- [Recorded information]:
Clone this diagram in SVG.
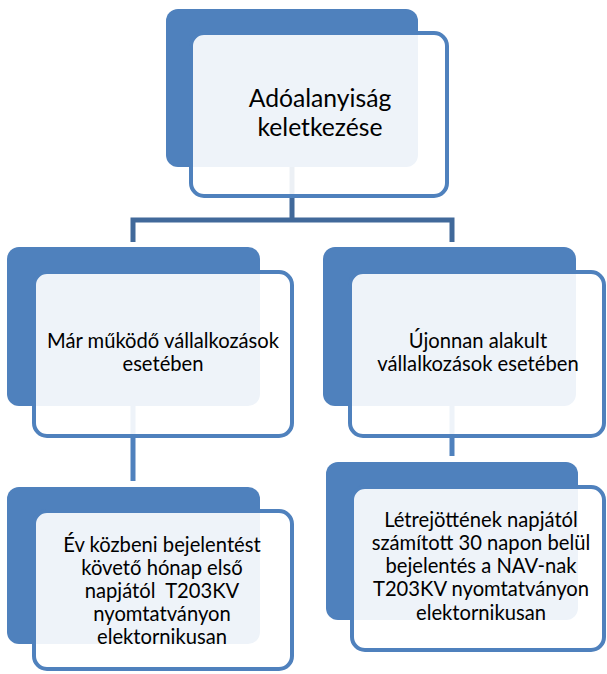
<svg xmlns="http://www.w3.org/2000/svg" width="607" height="674" viewBox="0 0 607 674">
<style>
.back{fill:#4F81BD}
.front{fill:#FFFFFF;fill-opacity:0.9;stroke:#4F81BD;stroke-width:4}
.conn{fill:none;stroke:#41699A;stroke-width:5}
.conn2{fill:none;stroke:#4F81BD;stroke-width:5}
text{font-family:Lato,"Liberation Sans",sans-serif;fill:#000;text-anchor:middle}
.t1{font-size:24.7px}
.t2{font-size:20.2px}
</style>
<rect width="607" height="674" fill="#FFFFFF"/>
<g id="connectors">
<path class="conn" d="M292,166 V220 M133,242 V220 H452 V242"/>
<path class="conn2" d="M133,406 V481"/>
<path class="conn2" d="M452,406 V456"/>
</g>
<g id="node-root">
<rect class="back" x="166" y="9" width="252" height="158" rx="12"/>
<rect class="front" x="191" y="33" width="256" height="163" rx="13"/>
<text class="t1" x="320" y="107">Adóalanyiság</text>
<text class="t1" x="320" y="136">keletkezése</text>
</g>
<g id="node-left">
<rect class="back" x="7" y="247" width="253" height="159" rx="12"/>
<rect class="front" x="34" y="272" width="258" height="164" rx="13"/>
<text class="t2" x="163" y="348">Már működő vállalkozások</text>
<text class="t2" x="163" y="371">esetében</text>
</g>
<g id="node-right">
<rect class="back" x="323" y="247" width="253" height="159" rx="12"/>
<rect class="front" x="350" y="272" width="254" height="164" rx="13"/>
<text class="t2" x="478" y="348">Újonnan alakult</text>
<text class="t2" x="478" y="371">vállalkozások esetében</text>
</g>
<g id="node-left-child">
<rect class="back" x="7" y="487" width="253" height="157" rx="12"/>
<rect class="front" x="34" y="511" width="258" height="158" rx="13"/>
<text class="t2" x="162" y="552">Év közbeni bejelentést</text>
<text class="t2" x="162" y="575">követő hónap első</text>
<text class="t2" x="162" y="598" xml:space="preserve">napjától  T203KV</text>
<text class="t2" x="162" y="621">nyomtatványon</text>
<text class="t2" x="162" y="644">elektornikusan</text>
</g>
<g id="node-right-child">
<rect class="back" x="326" y="462" width="252" height="158" rx="12"/>
<rect class="front" x="352" y="487" width="252" height="163" rx="13"/>
<text class="t2" x="481" y="527">Létrejöttének napjától</text>
<text class="t2" x="481" y="550">számított 30 napon belül</text>
<text class="t2" x="481" y="573">bejelentés a NAV-nak</text>
<text class="t2" x="481" y="596">T203KV nyomtatványon</text>
<text class="t2" x="481" y="620">elektornikusan</text>
</g>
</svg>
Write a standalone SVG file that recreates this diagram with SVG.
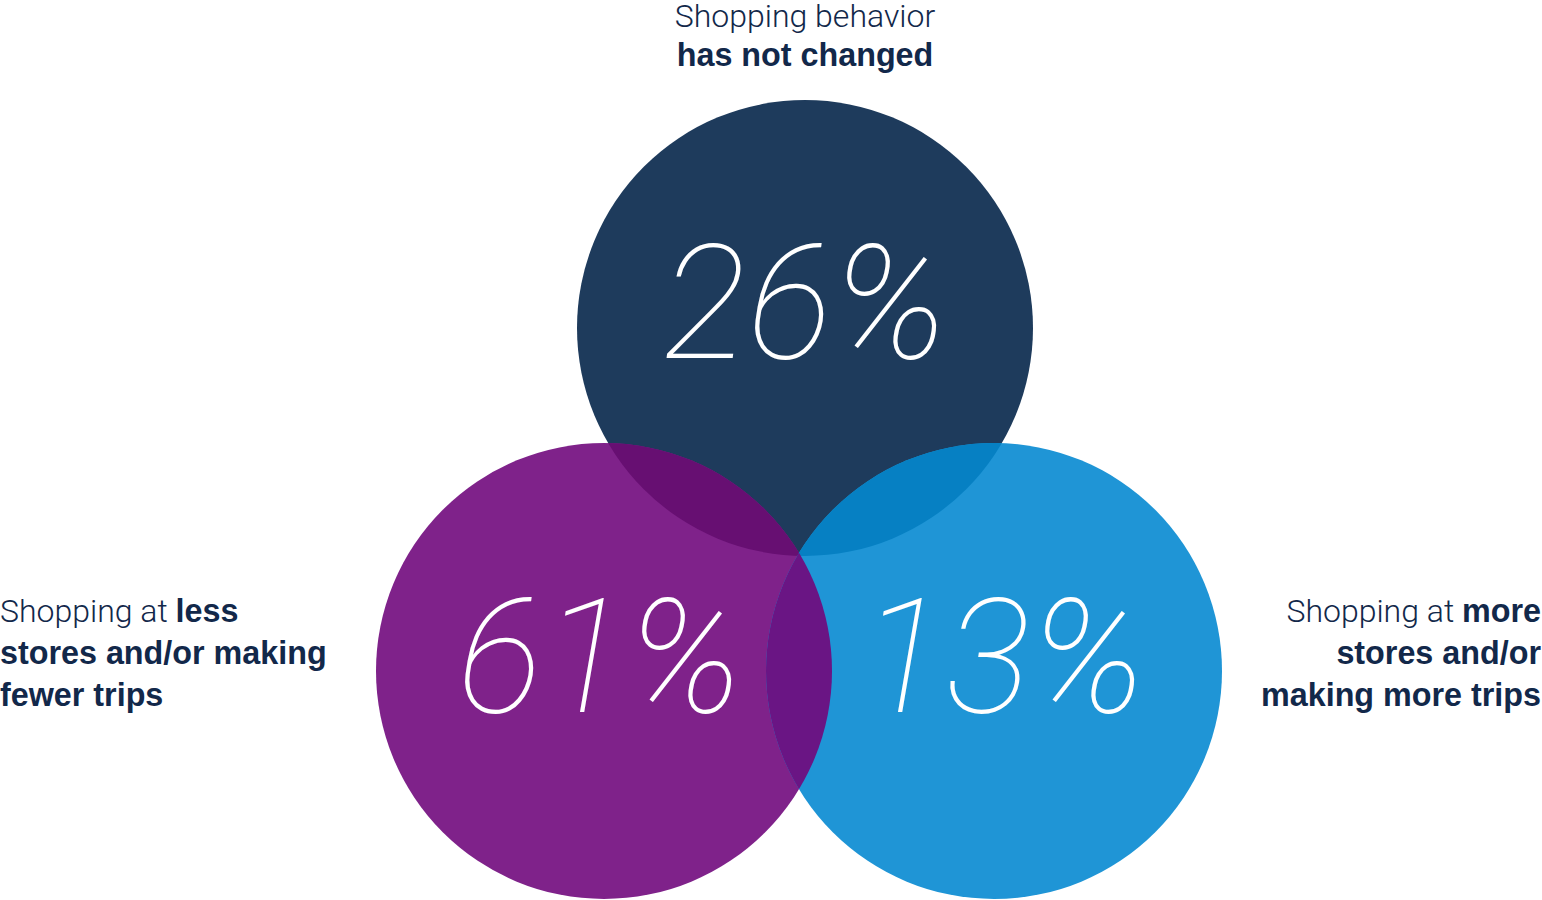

- [Request]:
Reproduce all the entries that precede this task, word for word, minus any pictures.

- [The result]:
Clone this diagram in SVG.
<svg xmlns="http://www.w3.org/2000/svg" width="607" height="674" viewBox="0 0 607 674">
<style>
.back{fill:#4F81BD}
.front{fill:#FFFFFF;fill-opacity:0.9;stroke:#4F81BD;stroke-width:4}
.conn{fill:none;stroke:#41699A;stroke-width:5}
.conn2{fill:none;stroke:#4F81BD;stroke-width:5}
text{font-family:Lato,"Liberation Sans",sans-serif;fill:#000;text-anchor:middle}
.t1{font-size:24.7px}
.t2{font-size:20.2px}
</style>
<rect width="607" height="674" fill="#FFFFFF"/>
<g id="connectors">
<path class="conn" d="M292,166 V220 M133,242 V220 H452 V242"/>
<path class="conn2" d="M133,406 V481"/>
<path class="conn2" d="M452,406 V456"/>
</g>
<g id="node-root">
<rect class="back" x="166" y="9" width="252" height="158" rx="12"/>
<rect class="front" x="191" y="33" width="256" height="163" rx="13"/>
<text class="t1" x="320" y="107">Adóalanyiság</text>
<text class="t1" x="320" y="136">keletkezése</text>
</g>
<g id="node-left">
<rect class="back" x="7" y="247" width="253" height="159" rx="12"/>
<rect class="front" x="34" y="272" width="258" height="164" rx="13"/>
<text class="t2" x="163" y="348">Már működő vállalkozások</text>
<text class="t2" x="163" y="371">esetében</text>
</g>
<g id="node-right">
<rect class="back" x="323" y="247" width="253" height="159" rx="12"/>
<rect class="front" x="350" y="272" width="254" height="164" rx="13"/>
<text class="t2" x="478" y="348">Újonnan alakult</text>
<text class="t2" x="478" y="371">vállalkozások esetében</text>
</g>
<g id="node-left-child">
<rect class="back" x="7" y="487" width="253" height="157" rx="12"/>
<rect class="front" x="34" y="511" width="258" height="158" rx="13"/>
<text class="t2" x="162" y="552">Év közbeni bejelentést</text>
<text class="t2" x="162" y="575">követő hónap első</text>
<text class="t2" x="162" y="598" xml:space="preserve">napjától  T203KV</text>
<text class="t2" x="162" y="621">nyomtatványon</text>
<text class="t2" x="162" y="644">elektornikusan</text>
</g>
<g id="node-right-child">
<rect class="back" x="326" y="462" width="252" height="158" rx="12"/>
<rect class="front" x="352" y="487" width="252" height="163" rx="13"/>
<text class="t2" x="481" y="527">Létrejöttének napjától</text>
<text class="t2" x="481" y="550">számított 30 napon belül</text>
<text class="t2" x="481" y="573">bejelentés a NAV-nak</text>
<text class="t2" x="481" y="596">T203KV nyomtatványon</text>
<text class="t2" x="481" y="620">elektornikusan</text>
</g>
</svg>
Write a standalone SVG file that recreates this diagram with SVG.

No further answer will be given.